» **Task objective**: Gather all lines with the word "that" in them.

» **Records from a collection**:
-------

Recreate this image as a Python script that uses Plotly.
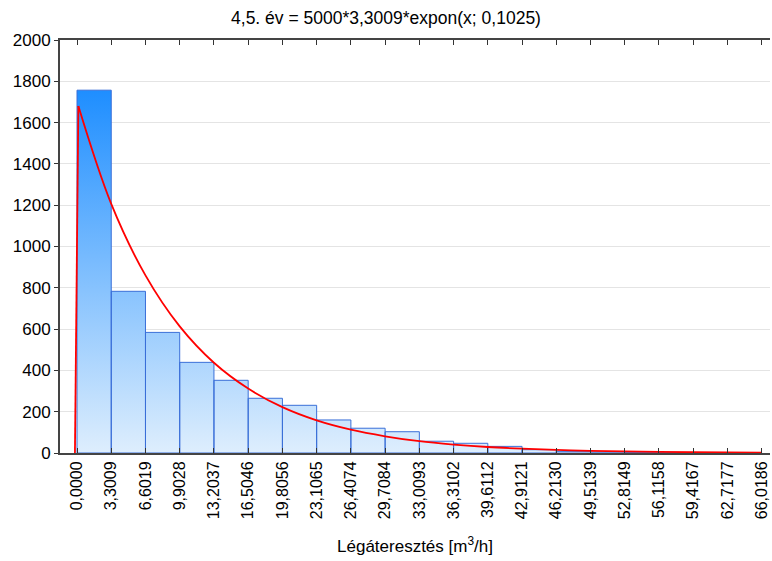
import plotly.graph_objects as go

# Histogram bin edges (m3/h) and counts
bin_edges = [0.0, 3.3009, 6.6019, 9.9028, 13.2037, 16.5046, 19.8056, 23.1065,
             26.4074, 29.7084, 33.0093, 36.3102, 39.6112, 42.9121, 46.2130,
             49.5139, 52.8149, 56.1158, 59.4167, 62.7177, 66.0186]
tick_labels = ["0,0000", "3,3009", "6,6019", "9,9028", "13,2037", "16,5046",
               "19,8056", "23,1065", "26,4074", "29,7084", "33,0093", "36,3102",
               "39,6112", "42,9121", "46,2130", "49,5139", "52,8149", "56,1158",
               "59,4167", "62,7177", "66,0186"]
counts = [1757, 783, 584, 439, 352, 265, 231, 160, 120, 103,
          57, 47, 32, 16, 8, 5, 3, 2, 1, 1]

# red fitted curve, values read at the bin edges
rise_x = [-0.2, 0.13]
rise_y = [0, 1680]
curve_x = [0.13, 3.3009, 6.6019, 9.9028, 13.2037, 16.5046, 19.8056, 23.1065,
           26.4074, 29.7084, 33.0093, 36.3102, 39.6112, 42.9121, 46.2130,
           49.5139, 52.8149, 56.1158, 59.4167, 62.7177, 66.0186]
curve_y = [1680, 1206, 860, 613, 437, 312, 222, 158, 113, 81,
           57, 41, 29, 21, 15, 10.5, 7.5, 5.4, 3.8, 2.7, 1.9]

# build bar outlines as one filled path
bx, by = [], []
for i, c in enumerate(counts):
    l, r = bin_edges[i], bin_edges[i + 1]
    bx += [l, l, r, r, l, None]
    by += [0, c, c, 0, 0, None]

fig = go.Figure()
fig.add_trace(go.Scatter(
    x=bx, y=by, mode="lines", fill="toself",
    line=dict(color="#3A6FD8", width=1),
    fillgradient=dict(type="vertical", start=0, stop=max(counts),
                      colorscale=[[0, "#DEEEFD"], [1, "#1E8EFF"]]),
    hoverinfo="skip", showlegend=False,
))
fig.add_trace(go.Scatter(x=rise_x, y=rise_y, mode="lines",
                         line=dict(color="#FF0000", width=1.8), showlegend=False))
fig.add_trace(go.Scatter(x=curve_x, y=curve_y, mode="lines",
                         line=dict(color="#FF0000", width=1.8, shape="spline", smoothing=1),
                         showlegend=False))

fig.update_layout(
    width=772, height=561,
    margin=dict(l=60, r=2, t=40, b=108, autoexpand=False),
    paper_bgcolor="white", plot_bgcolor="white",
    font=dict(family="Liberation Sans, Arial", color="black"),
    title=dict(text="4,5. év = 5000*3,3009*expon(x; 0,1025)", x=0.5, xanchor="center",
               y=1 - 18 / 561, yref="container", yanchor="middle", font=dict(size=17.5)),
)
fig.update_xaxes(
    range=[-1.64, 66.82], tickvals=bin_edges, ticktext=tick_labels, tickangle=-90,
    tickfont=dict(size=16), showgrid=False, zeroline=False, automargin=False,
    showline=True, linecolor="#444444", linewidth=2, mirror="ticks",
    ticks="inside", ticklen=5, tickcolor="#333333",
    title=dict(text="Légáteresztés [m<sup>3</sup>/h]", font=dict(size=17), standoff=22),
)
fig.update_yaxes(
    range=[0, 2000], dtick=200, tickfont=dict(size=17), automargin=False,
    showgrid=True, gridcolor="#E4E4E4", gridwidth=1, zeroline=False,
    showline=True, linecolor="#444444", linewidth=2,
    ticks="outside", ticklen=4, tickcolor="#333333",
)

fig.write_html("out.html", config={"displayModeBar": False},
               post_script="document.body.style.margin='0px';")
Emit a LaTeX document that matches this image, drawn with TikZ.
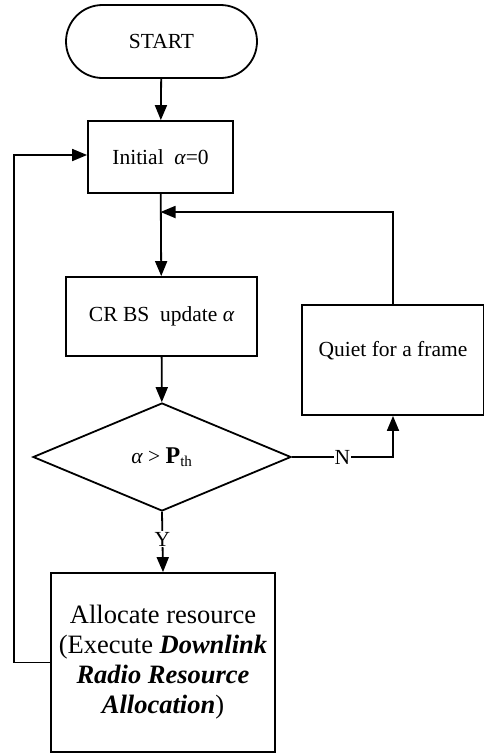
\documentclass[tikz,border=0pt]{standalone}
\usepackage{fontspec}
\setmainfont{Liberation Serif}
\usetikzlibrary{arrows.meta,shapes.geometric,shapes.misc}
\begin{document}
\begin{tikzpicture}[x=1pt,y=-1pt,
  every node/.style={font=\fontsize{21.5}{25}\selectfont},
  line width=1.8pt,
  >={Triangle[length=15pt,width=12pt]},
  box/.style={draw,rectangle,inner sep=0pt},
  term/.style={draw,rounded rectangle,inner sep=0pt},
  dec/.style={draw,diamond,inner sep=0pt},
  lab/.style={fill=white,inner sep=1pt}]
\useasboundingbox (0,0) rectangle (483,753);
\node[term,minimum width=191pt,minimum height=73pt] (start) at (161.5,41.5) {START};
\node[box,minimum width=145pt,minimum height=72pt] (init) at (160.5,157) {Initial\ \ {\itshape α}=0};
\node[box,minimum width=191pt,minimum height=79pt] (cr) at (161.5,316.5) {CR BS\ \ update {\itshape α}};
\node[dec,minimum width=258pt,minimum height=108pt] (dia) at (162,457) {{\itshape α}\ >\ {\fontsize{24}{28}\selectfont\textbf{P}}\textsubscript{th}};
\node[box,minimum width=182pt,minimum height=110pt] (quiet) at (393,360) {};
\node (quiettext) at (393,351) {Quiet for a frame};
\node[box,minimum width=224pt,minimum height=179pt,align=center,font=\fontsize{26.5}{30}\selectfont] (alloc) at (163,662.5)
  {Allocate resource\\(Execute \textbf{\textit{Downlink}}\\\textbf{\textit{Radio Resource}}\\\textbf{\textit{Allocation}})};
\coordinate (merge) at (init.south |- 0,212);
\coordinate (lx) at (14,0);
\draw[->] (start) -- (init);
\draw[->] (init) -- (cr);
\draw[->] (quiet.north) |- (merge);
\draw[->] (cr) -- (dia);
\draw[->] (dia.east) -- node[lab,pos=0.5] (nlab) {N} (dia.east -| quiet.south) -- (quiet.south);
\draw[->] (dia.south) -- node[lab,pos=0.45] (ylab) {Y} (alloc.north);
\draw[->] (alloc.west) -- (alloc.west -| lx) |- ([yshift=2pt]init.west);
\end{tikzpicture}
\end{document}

-------

» **Written response**:
Recreate this image as a Python script that uses Plotly.
Emit a LaTeX document that matches this image, drawn with TikZ.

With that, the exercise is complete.